Il ruolo di opener per la serata che ha visto i Backyard Babies come attesi protagonisti, è stato affidato ad una giovane e carismatica band formata da cinque membri, anche loro svedesi. Il gruppo si chiama Bullet, ed è composto da Hell Hofer alla voce, Hampus Klang ed Erik Almström alle chitarre, Gustav Hjortsjö alla batteria e Adam Hector al basso. La proposta musicale dei cinque, è a 360 gradi orientata verso i classici del metal, riprendendo attitudine e sound da nomi come Judas Priest e AC/DC. Un vero must per i nostalgici e per i sostenitori più fervidi della old school, grazie a riff diretti e taglienti, un convincente lavoro di basso e batteria, e alla scelta vocale di Hell Hofer.
Inoltre, ultima ma non per importanza, la grande sorpresa nel vedere una band come i Bullet, alzare alta la bandiera del vecchio heavy metal, seppur nati in una Svezia che ormai, musicalmente parlando, e rare eccezioni a parte, per quanto riguarda il mercato underground o semi-emergente, sembra avere orecchie solo per affini allo sleazy e al glam.
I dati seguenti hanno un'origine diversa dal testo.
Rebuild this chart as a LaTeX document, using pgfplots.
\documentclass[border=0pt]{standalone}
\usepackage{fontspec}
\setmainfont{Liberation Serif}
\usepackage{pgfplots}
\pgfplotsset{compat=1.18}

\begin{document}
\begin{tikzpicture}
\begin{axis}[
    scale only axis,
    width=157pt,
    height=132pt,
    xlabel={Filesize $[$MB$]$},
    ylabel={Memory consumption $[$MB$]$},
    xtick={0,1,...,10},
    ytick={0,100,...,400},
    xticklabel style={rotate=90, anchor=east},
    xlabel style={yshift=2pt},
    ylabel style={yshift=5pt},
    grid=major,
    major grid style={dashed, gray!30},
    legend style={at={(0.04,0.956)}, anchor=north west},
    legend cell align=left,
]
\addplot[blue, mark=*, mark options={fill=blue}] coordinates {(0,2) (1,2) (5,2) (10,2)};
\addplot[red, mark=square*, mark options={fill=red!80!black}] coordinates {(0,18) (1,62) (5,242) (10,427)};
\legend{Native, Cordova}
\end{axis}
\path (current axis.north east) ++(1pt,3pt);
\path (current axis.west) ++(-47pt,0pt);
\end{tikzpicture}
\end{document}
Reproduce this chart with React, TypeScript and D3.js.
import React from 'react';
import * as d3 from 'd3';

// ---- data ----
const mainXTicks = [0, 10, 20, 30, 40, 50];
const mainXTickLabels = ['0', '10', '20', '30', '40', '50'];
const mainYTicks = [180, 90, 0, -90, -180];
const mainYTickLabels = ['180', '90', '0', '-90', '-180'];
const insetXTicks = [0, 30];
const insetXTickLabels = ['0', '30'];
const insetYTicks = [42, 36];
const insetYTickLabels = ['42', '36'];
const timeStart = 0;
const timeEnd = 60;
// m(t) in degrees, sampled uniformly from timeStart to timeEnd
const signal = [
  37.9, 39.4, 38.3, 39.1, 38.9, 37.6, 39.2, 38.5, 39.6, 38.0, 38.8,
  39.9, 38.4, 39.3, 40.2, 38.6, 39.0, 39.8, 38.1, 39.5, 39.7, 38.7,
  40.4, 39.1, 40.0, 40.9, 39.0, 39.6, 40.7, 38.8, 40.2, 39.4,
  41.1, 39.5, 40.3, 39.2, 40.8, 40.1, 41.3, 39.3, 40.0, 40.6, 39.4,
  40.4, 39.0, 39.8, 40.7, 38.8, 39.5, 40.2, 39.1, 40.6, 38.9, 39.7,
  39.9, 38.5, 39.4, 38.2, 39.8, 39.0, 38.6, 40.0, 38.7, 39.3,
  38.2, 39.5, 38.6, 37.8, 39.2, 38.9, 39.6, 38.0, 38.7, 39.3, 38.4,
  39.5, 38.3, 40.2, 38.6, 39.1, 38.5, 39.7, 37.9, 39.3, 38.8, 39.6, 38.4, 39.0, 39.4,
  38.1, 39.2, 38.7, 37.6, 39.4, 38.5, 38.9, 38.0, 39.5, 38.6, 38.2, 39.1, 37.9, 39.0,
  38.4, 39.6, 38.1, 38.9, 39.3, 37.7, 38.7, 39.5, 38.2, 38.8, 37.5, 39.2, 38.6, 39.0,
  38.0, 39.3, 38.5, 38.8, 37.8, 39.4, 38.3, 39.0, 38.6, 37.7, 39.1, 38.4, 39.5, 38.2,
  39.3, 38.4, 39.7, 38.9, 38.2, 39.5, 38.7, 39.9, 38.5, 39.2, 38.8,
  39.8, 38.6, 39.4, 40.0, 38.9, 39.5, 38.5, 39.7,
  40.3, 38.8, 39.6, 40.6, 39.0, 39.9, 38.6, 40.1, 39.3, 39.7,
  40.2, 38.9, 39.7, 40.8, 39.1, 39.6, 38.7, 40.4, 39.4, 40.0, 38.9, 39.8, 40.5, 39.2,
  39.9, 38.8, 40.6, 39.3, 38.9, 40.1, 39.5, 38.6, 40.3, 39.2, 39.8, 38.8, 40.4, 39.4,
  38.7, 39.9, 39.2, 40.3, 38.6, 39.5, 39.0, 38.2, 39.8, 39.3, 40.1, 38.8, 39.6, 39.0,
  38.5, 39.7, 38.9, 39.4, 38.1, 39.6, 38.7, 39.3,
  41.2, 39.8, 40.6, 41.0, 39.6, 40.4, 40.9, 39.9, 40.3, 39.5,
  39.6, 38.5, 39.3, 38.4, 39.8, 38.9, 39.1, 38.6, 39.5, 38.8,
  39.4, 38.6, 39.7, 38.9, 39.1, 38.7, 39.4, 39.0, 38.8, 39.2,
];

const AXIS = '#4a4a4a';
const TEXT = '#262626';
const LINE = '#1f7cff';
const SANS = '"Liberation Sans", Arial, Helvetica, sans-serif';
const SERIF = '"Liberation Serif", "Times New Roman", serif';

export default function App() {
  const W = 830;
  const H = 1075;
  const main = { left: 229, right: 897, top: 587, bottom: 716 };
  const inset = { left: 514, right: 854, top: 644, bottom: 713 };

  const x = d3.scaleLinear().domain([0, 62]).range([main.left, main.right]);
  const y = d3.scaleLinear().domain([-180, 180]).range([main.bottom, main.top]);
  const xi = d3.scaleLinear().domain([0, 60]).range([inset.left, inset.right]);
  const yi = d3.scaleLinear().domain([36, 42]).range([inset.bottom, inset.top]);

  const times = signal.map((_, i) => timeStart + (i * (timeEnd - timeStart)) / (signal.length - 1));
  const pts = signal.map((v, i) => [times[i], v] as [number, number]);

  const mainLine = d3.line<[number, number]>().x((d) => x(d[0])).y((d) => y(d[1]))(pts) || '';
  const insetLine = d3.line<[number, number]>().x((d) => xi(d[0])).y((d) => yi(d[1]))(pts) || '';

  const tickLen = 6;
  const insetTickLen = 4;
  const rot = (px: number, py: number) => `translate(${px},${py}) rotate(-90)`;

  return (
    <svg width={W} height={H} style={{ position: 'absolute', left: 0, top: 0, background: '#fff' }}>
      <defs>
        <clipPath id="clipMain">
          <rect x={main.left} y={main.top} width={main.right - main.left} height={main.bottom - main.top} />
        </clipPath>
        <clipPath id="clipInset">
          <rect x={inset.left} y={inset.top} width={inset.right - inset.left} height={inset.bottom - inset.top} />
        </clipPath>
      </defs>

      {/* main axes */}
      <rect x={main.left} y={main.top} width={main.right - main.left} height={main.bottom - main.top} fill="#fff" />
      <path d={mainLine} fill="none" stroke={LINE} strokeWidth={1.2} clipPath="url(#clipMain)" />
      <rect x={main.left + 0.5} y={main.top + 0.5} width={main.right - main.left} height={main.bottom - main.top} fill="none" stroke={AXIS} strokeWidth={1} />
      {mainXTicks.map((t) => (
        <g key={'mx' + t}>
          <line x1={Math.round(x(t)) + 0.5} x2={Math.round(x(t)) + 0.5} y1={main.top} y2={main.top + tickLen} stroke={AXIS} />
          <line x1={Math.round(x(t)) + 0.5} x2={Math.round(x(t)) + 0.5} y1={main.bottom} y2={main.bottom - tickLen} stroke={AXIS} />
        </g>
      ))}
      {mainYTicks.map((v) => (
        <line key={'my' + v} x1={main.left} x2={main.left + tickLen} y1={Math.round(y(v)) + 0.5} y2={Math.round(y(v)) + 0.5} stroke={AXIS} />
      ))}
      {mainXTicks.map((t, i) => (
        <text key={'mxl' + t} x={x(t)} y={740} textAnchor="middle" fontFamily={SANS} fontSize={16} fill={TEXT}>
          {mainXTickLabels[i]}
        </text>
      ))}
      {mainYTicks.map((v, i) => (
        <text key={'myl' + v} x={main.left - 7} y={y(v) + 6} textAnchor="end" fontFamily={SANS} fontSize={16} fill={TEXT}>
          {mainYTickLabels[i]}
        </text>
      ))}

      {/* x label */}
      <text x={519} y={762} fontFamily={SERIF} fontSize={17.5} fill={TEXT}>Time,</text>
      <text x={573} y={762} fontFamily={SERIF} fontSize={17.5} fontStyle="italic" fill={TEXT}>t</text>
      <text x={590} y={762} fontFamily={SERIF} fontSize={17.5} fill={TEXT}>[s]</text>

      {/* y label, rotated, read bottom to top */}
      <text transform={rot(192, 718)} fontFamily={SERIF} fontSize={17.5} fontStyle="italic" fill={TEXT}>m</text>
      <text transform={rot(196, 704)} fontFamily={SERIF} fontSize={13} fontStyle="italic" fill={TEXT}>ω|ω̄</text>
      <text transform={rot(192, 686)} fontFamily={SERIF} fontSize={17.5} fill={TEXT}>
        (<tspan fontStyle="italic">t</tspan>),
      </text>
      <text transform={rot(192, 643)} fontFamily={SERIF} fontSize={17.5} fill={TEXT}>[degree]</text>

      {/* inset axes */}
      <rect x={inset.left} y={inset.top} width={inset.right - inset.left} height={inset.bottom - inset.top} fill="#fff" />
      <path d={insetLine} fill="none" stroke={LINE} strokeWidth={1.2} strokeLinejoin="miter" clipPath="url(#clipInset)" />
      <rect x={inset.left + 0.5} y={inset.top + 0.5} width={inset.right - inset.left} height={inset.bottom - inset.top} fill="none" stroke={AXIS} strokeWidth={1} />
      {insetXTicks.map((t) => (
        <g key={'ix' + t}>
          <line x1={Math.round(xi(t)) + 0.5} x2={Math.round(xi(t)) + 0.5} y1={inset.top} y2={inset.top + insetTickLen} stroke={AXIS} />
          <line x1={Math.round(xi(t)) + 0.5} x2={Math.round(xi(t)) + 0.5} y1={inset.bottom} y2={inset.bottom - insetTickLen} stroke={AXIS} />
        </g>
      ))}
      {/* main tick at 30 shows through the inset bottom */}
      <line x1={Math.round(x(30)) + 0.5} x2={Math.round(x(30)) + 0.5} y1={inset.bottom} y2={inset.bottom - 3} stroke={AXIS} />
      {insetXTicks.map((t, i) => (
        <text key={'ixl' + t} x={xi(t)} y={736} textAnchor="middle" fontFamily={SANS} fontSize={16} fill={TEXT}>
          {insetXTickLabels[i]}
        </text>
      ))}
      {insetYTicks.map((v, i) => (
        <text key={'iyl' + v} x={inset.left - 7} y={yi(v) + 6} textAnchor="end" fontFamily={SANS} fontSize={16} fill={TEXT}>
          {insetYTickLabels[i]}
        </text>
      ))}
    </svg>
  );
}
Non si fanno attendere troppo, piuttosto si propongono al pubblico in tutto il loro (marcio) splendore: sono Nicke Borg, voce e chitarra, Dregen ad impugnare un’altra Les Paul, Johan Blomquist al basso e Peder Carlsson dietro le pelli.
Il quartetto punk rock si è formato in Svezia ben ventuno anni fa, senza dimostrarli affatto.
Sei album all’attivo, l’ultimo, omonimo, appena uscito. Ed è proprio con una traccia dal nuovo lavoro, “Backyard Babies” che si aprono le danze; la canzone in questione è The Ship, seguita da Come Undone, stesso album, stesso entusiasmo del pubblico, seppur di fronte a pezzi nuovi. Velocissimi scivolano verso un altro pezzo di recente uscita, Dysfunctional Professional. Tutto quasi normale finora, delirio totale però col primo singolo di “Backyard Babies”, presentato dopo la precedente triade di tracce : FUCK OFF AND DIE. Quattro minuti molto movimentati, tra la folla scalciante e impaziente ad avere ancora ancora e ancora dimostrazione ed esempio dal gruppo protagonista della serata. Brand New Hate spezza decisamente l’atmosfera, riportandoci al 2001, l’anno di “Makin’ Enemies is Good” . Breve ma intenso il flashback a sette anni fa, mentre si fa subito ritorno al nuovo album con Degenerated, a seguire una piccola pausa con The Clash, da “Makin’ Enemies is Good” e di nuovo sulla promozione dell’ultima uscita, con Back on The Juice e Idiots. Star War a seguire come ultima canzone da “Makin Enemies..” e grande salto all’indietro (un salto lungo dieci anni!), con Highlights e Look at You del perfettamente riuscito e tanto discusso “Total 13” , il secondo album che ha delineato ancora con più precisione l’identità sonora del combo svedese. A seguire, Nomadic e Saved by the Bell, sempre dal nuovo album, e coppia vincente per il volgersi al termine dello show, affidata a Minus Celsius da “The Stockholm Syndrome”, canzone suonata e strasuonata come bonus track anche in “Guitar Hero III: Legends of Rock”, e gran finale con Bombed da “Total 13”.
Nel complesso, possiamo descrivere il tutto, come caratterizzato da uno spettacolo coinvolgente e fluido: ognuno ha potuto ritagliare il proprio spazio di divertimento, senza annoiarsi mai, dal momento che –purtroppo- non di rado capita che i gruppi spalla non riescano a distrarre eccellentemente coloro che sono lì per vedere lo show di qualcun altro, e questo non è di certo stato il caso dell’opener della serata.
I Bullet sono riusciti nell’impresa, attirando l’attenzione e risultando perfettamente credibili, cosa non ovvia per una band così giovane, per di più, di spalla a un gruppo così “atteso”.
Una nota va anche alla forte la personalità di Dregen, sia off che on stage, e di grande aiuto l’entusiasmo e il calore dimostrato dalla folla di presenti: che si voglia o no, se un concerto riesce, al 50% è anche merito del “fan”. Peccato solo per quel pizzico di “divismo” emerso dal famoso trio svedese, e che, all’unisono, ognuno ha notato.